Douglas Mason Fisher (September 19, 1919 – September 18, 2009) was a Canadian political columnist and politician.

Life and career
The long-time dean of the Parliamentary press gallery in Ottawa, Fisher was born in Sioux Lookout, Ontario, the son of Roy W. Fisher and Eva Pearl Mason, and worked at various jobs, including as a miner, before enlisted in the Canadian Army's 12th Armoured Car Regiment of the 12th Manitoba Dragoons during World War II. He landed at Normandy following D-Day and fought through northwestern Europe until reaching Germany. Returning to Canada after the war, he enrolled at the University of Toronto through a veteran's program and, after graduating, returned to northern Ontario to teach history at Port Arthur Collegiate Institute. In 1948, Fisher married Barbara Elizabeth Lamont; the two later divorced. He entered politics with his upset victory in the 1957 general election as a candidate for the Co-operative Commonwealth Federation (CCF). He won over Liberal Cabinet minister C.D. Howe, the "minister of everything" in the governments of William Lyon Mackenzie King and Louis St. Laurent.

As CCF Member of Parliament (MP) for Port Arthur, Ontario, Fisher was an active member of the House during the 1957-1958 minority government. He quickly became knowledgeable both of parliamentary rules and personalities.

Re-elected in 1958 with an increased majority, Fisher was one of only a handful of CCFers elected in the general election that returned a crushing Progressive Conservative majority government, led by John Diefenbaker. The CCF, nearly wiped out, began to debate a relaunch of the social democratic movement in Canada by formally integrating the party with the Canadian Labour Congress trade union movement. Fisher, along with the interim leader of the CCF, Hazen Argue, resisted the transition into what was to become the New Democratic Party, arguing against making labour too strong within the movement. Fisher ran for president of the CCF in a bid to unseat David Lewis, who was one of the architects of the New Party proposal, but was soundly defeated.

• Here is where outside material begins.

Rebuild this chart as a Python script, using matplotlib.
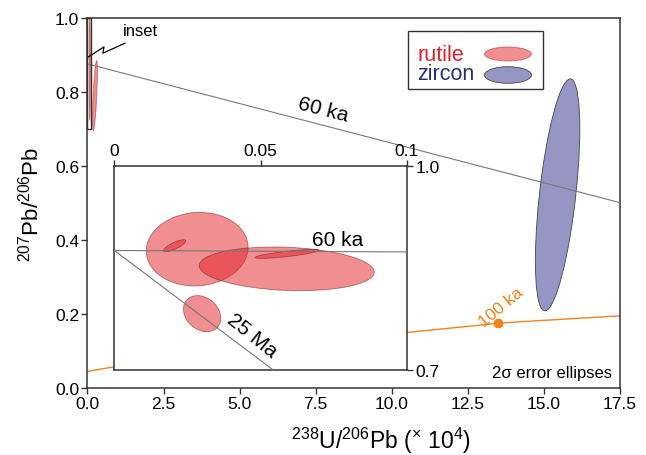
import numpy as np
import matplotlib
matplotlib.use("Agg")
import matplotlib.pyplot as plt
from matplotlib.patches import Ellipse, Rectangle
from matplotlib.transforms import Affine2D

plt.rcParams["font.family"] = ["Liberation Sans", "DejaVu Sans"]
plt.rcParams["mathtext.fontset"] = "custom"
plt.rcParams["mathtext.rm"] = "Liberation Sans"
plt.rcParams["mathtext.it"] = "Liberation Sans:italic"

# rutile in the inset: centre, 2-sigma half widths, error correlation
RUT_X = [0.0283, 0.0206, 0.0589, 0.0590, 0.0300]
RUT_SX = [0.0174, 0.0038, 0.0299, 0.0109, 0.0064]
RUT_Y = [0.878, 0.883, 0.849, 0.871, 0.783]
RUT_SY = [0.0542, 0.0089, 0.0322, 0.0066, 0.0266]
RUT_RHO = [0.05, 0.8, -0.15, 0.8, -0.25]

# rutile as drawn at the scale of the main panel
RUT_MAIN_X = [0.075, 0.246]
RUT_MAIN_SX = [0.02, 0.08]
RUT_MAIN_Y = [0.865, 0.790]
RUT_MAIN_SY = [0.14, 0.095]
RUT_MAIN_RHO = [0.0, 0.68]

# zircon
ZIR_X = [15.45]
ZIR_SX = [0.73]
ZIR_Y = [0.522]
ZIR_SY = [0.3135]
ZIR_RHO = [0.57]

# reference lines
ISO60_X = [0.0, 17.5]
ISO60_Y = [0.876, 0.501]
ISO25_X = [0.0, 0.0543]
ISO25_Y = [0.876, 0.70]
CONC_X = [0.02, 0.85, 2.5, 5.0, 7.5, 10.5, 13.5, 14.2, 17.5]
CONC_Y = [0.045, 0.057, 0.077, 0.102, 0.126, 0.150, 0.175, 0.179, 0.195]
DOT_X = [13.5]
DOT_Y = [0.175]

RED = "#e41e26"
PURPLE = "#9696c4"
ORANGE = "#f0821e"
DARK = "#333333"
GREY = "#777777"


def ellipse(ax, x, sx, y, sy, rho, **kw):
    m = Affine2D.from_values(sx, sy * rho, 0, sy * np.sqrt(1 - rho ** 2), x, y)
    ax.add_patch(Ellipse((0, 0), 2, 2, transform=m + ax.transData, **kw))


def style(ax, size):
    for s in ax.spines.values():
        s.set_color(DARK)
        s.set_linewidth(1.1)
    ax.tick_params(direction="out", length=4, width=1, color=DARK,
                   labelsize=size, pad=2)


fig = plt.figure(figsize=(6.46, 4.56), dpi=100)
ax = fig.add_axes([0.1354, 0.1469, 0.8243, 0.8114])
ax.set_xlim(0, 17.5)
ax.set_ylim(0, 1)
ax.set_xticks(np.arange(0, 17.6, 2.5))
ax.set_xticklabels([f"{v:.1f}" for v in np.arange(0, 17.6, 2.5)])
ax.set_yticks(np.arange(0, 1.01, 0.2))
ax.set_yticklabels([f"{v:.1f}" for v in np.arange(0, 1.01, 0.2)])
style(ax, 12.5)
ax.set_xlabel("$^{238}$U/$^{206}$Pb ($^{\\times}$ 10$^{4}$)", fontsize=16.5,
              labelpad=8)
ax.xaxis.set_label_coords(0.551, -0.1)
ax.set_ylabel("$^{207}$Pb/$^{206}$Pb", fontsize=16, labelpad=8)

ax.plot(CONC_X, CONC_Y, color=ORANGE, lw=1, zorder=2)
ax.plot(DOT_X, DOT_Y, "o", color=ORANGE, ms=6, zorder=3)
for i in range(len(ZIR_X)):
    ellipse(ax, ZIR_X[i], ZIR_SX[i], ZIR_Y[i], ZIR_SY[i], ZIR_RHO[i],
            fc=PURPLE, ec="#444444", lw=0.6, zorder=2)
for i in range(len(RUT_MAIN_X)):
    ellipse(ax, RUT_MAIN_X[i], RUT_MAIN_SX[i], RUT_MAIN_Y[i], RUT_MAIN_SY[i],
            RUT_MAIN_RHO[i], fc=RED, alpha=0.5, ec="#a01010", lw=0.6,
            zorder=2)
ax.plot(ISO60_X, ISO60_Y, color=GREY, lw=0.8, zorder=4)
ax.add_patch(Rectangle((0, 0.7), 0.1, 0.3, fill=False, ec=DARK, lw=1,
                       zorder=5, clip_on=False))
ax.plot([0.033, 0.542, 0.509, 1.232], [0.895, 0.922, 0.905, 0.932],
        color="black", lw=0.9, zorder=5)
ax.text(1.15, 0.965, "inset", fontsize=12, ha="left", va="center")
ax.text(7.75, 0.754, "60 ka", fontsize=15, rotation=-14.5, ha="center",
        va="center")
ax.text(13.1, 0.158, "100 ka", fontsize=12.5, color=ORANGE, rotation=40,
        ha="left", va="bottom", rotation_mode="anchor")
ax.text(0.985, 0.03, "2\u03c3 error ellipses", fontsize=12,
        transform=ax.transAxes, ha="right", va="baseline")

# legend box
ax.add_patch(Rectangle((0.6025, 0.808), 0.2535, 0.1577, fill=False,
                       ec=DARK, lw=1, transform=ax.transAxes, zorder=6))
ax.text(0.619, 0.9027, "rutile", color=RED, fontsize=15.5,
        transform=ax.transAxes, va="center", ha="left", zorder=6)
ax.text(0.619, 0.849, "zircon", color="#2b2b80", fontsize=15.5,
        transform=ax.transAxes, va="center", ha="left", zorder=6)
ax.add_patch(Ellipse((0.7897, 0.9027), 0.0883, 0.038, fc=RED, alpha=0.5,
                     ec="#a01010", lw=0.6, transform=ax.transAxes, zorder=6))
ax.add_patch(Ellipse((0.7897, 0.846), 0.0883, 0.045, fc=PURPLE,
                     ec="#444444", lw=0.6, transform=ax.transAxes, zorder=6))

# inset
axin = fig.add_axes([0.177, 0.1864, 0.453, 0.4467])
axin.set_xlim(0, 0.1)
axin.set_ylim(0.7, 1.0)
axin.xaxis.tick_top()
axin.yaxis.tick_right()
axin.set_xticks([0, 0.05, 0.1])
axin.set_xticklabels(["0", "0.05", "0.1"])
axin.set_yticks([0.7, 1.0])
axin.set_yticklabels(["0.7", "1.0"])
style(axin, 12.5)
for i in range(len(RUT_X)):
    ellipse(axin, RUT_X[i], RUT_SX[i], RUT_Y[i], RUT_SY[i], RUT_RHO[i],
            fc=RED, alpha=0.5, ec="#661010", lw=0.6, zorder=2)
axin.plot(ISO60_X, ISO60_Y, color=GREY, lw=0.8, zorder=3)
axin.plot(ISO25_X, ISO25_Y, color=GREY, lw=0.8, zorder=3)
axin.text(0.0763, 0.892, "60 ka", fontsize=15, ha="center", va="center")
axin.text(0.0472, 0.751, "25 Ma", fontsize=15, rotation=-39, ha="center",
          va="center")

fig.savefig("out.png", dpi=100)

When the new party became a fait accompli, Fisher supported Argue in his bid to lead the NDP. Argue lost, and crossed the floor to the Liberals. Fisher remained in the party and became an NDP MP, although he increasingly found himself at odds with the rest of the NDP caucus, and saw himself on the right-wing of the party.

Economic pressures also ensued as MPs were not well-paid at the time, and Fisher needed to support a growing family. Offered a job by Toronto Telegram publisher John Bassett, he began freelancing as a political columnist.

After the 1963 election saw the defeat of David Lewis, who had been Deputy Leader of the New Democratic Party, Doug Fisher became Deputy Leader.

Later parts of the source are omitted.